Add shell auto-completion for dbt#
By following these steps, you'll get tab-completion of model names.
# download the script to your home directory
# note: this step assumes you have a folder in your home directory called .config
curl https://raw.githubusercontent.com/fishtown-analytics/dbt-completion.bash/master/dbt-completion.bash > ~/.config/.dbt-completion.bash
# install it to your profile
echo 'source ~/.config/.dbt-completion.bash' >> ~/.bash_profile
dbt Development#
In order to run dbt, you will need to do the following:
- Make sure that the implementation repository for your project is cloned locally
- Activate the python environment where dbt is installed
- Navigate to the dbt folder in the repository
If your profile is setup properly, you will then be able to run dbt. To determine if that is the case, you can run dbt debug
to assess connectivity issues.
From there you can build models in the /models
folder and use ref()
to refer to any models already in the warehouse by name.
Development workflow#
As you write new code, use the dbt run
command to build the project to your development environment. You may need to run dbt seed
to create any seed tables present before the model will compile successfully. You can also run sub-sections of the DAG using node selection.
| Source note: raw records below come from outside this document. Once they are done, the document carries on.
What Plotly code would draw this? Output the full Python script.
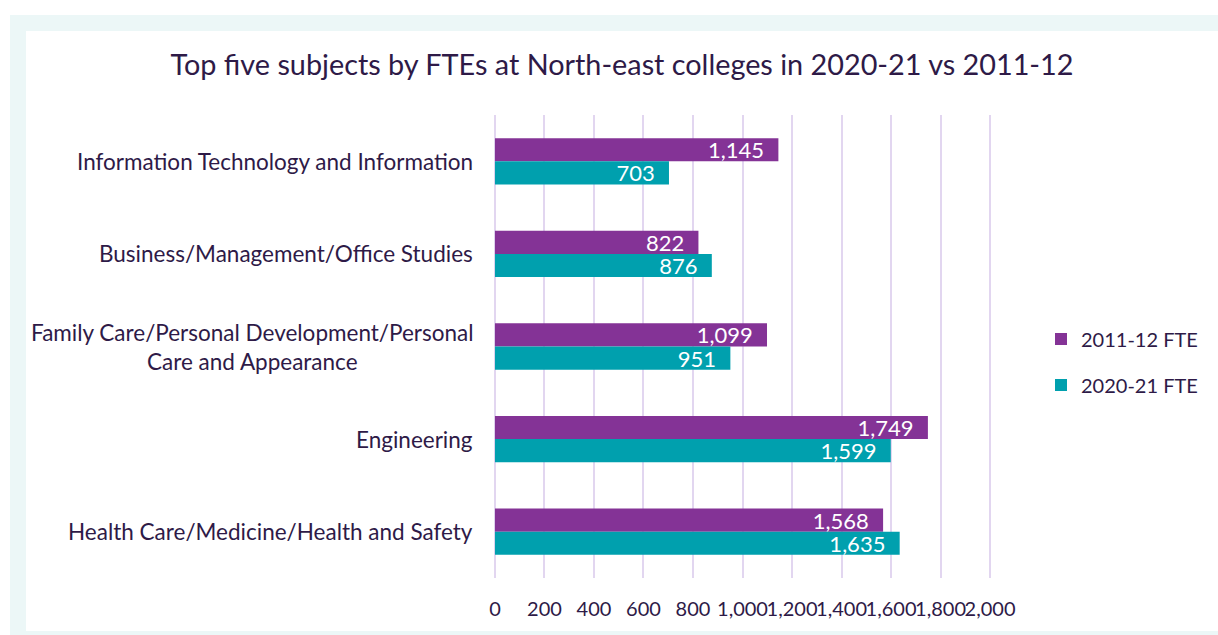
import plotly.graph_objects as go

categories = [
    "Information Technology and Information",
    "Business/Management/Office Studies",
    "Family Care/Personal Development/Personal<br>Care and Appearance",
    "Engineering",
    "Health Care/Medicine/Health and Safety",
]
fte_2011_12 = [1145, 822, 1099, 1749, 1568]
fte_2020_21 = [703, 876, 951, 1599, 1635]
series_names = ["2011-12 FTE", "2020-21 FTE"]
x_ticks = [0, 200, 400, 600, 800, 1000, 1200, 1400, 1600, 1800, 2000]

PURPLE = "#843396"
TEAL = "#00A0AE"
TEXT = "#2E1A47"
FONT = "Lato"

W, H = 1218, 635
L, R, T, B = 492, 993, 115, 578

fig = go.Figure()
for name, vals, col, grp in [(series_names[0], fte_2011_12, PURPLE, "a"),
                             (series_names[1], fte_2020_21, TEAL, "b")]:
    fig.add_trace(go.Bar(
        y=categories, x=vals, name=name, orientation="h",
        marker=dict(color=col, line=dict(width=0)),
        texttemplate="%{x:,}\u00a0\u00a0", textposition="inside", insidetextanchor="end",
        textfont=dict(color="white", size=22, family=FONT),
        constraintext="none", legendgroup=grp,
    ))

for c in categories:
    fig.add_annotation(
        x=0, xref="x", y=c, yref="y", text=c, showarrow=False,
        xanchor="right", xshift=-20, align="center",
        font=dict(size=22.5, color=TEXT, family=FONT),
    )

def px_x(p):
    return (p - L) / (R - L)

def px_y(p):
    return (B - p) / (B - T)

fig.add_shape(type="rect", xref="paper", yref="paper",
              x0=px_x(18), x1=px_x(1240), y0=px_y(23), y1=px_y(639),
              line=dict(color="#ECF7F7", width=16), fillcolor="rgba(0,0,0,0)",
              layer="below")

fig.update_layout(
    width=W, height=H,
    margin=dict(l=L, r=W - R, t=T, b=H - B, pad=0, autoexpand=False),
    paper_bgcolor="white", plot_bgcolor="white",
    barmode="group", bargap=0.5, bargroupgap=0,
    font=dict(family=FONT, color=TEXT),
    title=dict(text="Top five subjects by FTEs at North-east colleges in 2020-21 vs 2011-12",
               x=622 / W, xanchor="center", y=1 - 65 / H, yanchor="middle",
               xref="container", yref="container",
               font=dict(size=28.8, color=TEXT, family=FONT)),
    legend=dict(x=px_x(1041), xanchor="left", y=px_y(362), yanchor="middle",
                font=dict(size=20, color=TEXT, family=FONT),
                tracegroupgap=17, itemwidth=30, bgcolor="rgba(0,0,0,0)"),
    xaxis=dict(range=[-12, 2012], tickvals=x_ticks, tickformat=",", tickangle=0,
               showgrid=True, gridcolor="#E2D6F0", gridwidth=2,
               zeroline=False, showline=False,
               tickfont=dict(size=20, color=TEXT, family=FONT),
               ticklabelstandoff=17, fixedrange=True),
    yaxis=dict(autorange="reversed", showticklabels=False, showgrid=False,
               zeroline=False, showline=False),
)

fig.write_html("out.html", config={"displayModeBar": False},
               post_script="document.body.style.margin='0';document.body.style.padding='0';")
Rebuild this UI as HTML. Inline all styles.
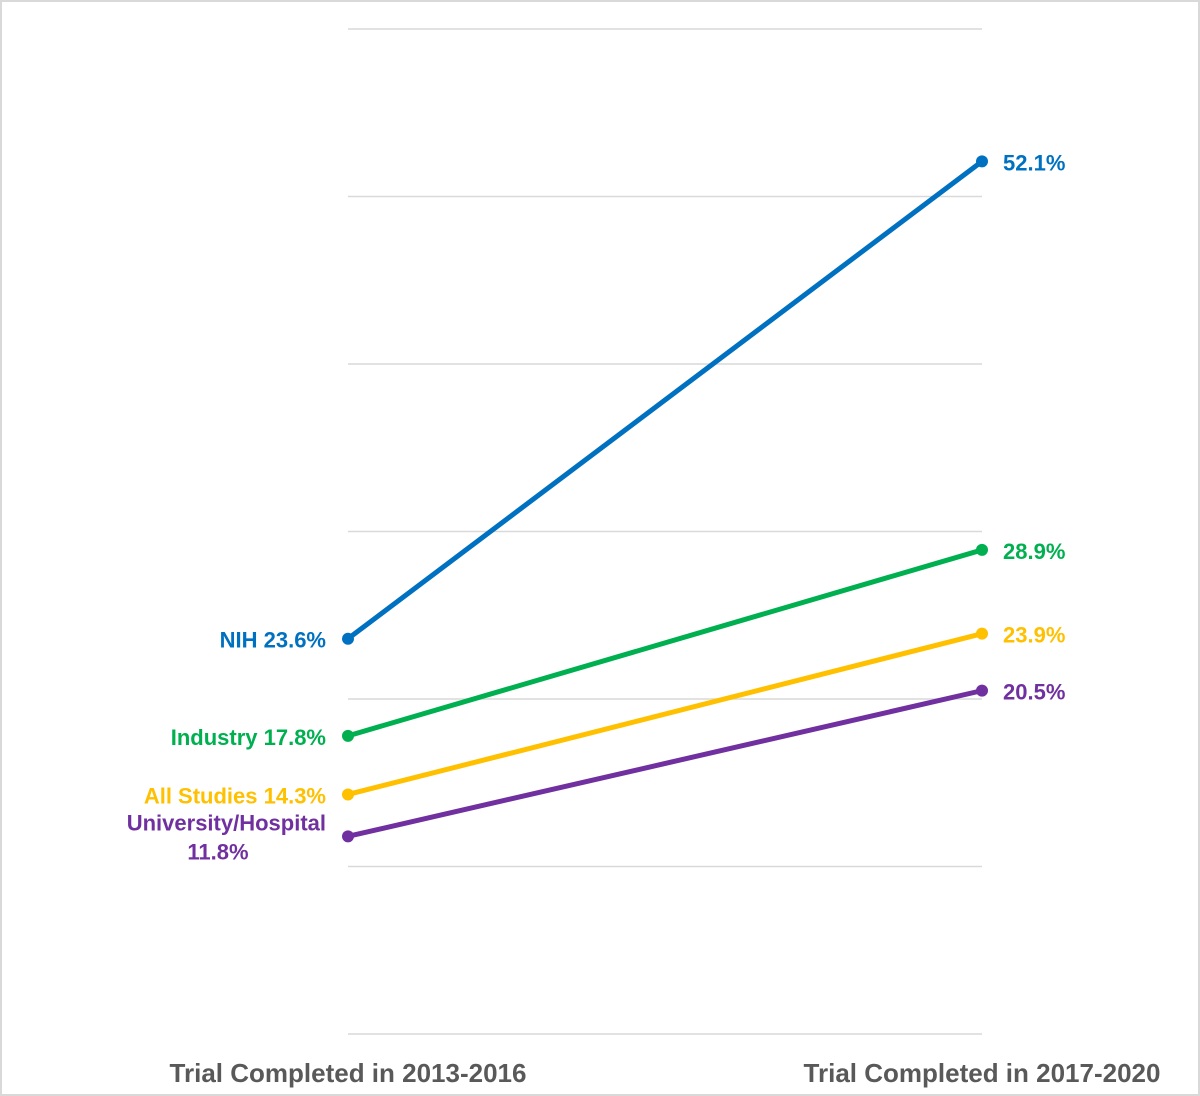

A typical workflow would be to write some new code, run it with dbt run
to make sure it compiles and runs successfully, look at the results in your dev schema to make sure it matches expectations, and then push working code to GitHub.
Test and store any changes made on new branch. We use feature/
as a prefix to indicate a new feature proposal, and bugfix/
to indicate a more urgent change to fix a problem. Branches can be pushed back to github, and then the developer can create a pull request for review to merge the code into the master branch.
Groups of features can then be merged to a Release Candidate
branch, where they can be previewed and tested against downstream tools, such as BI and dashboards. Once everything is working, they can be merged to production and deployed.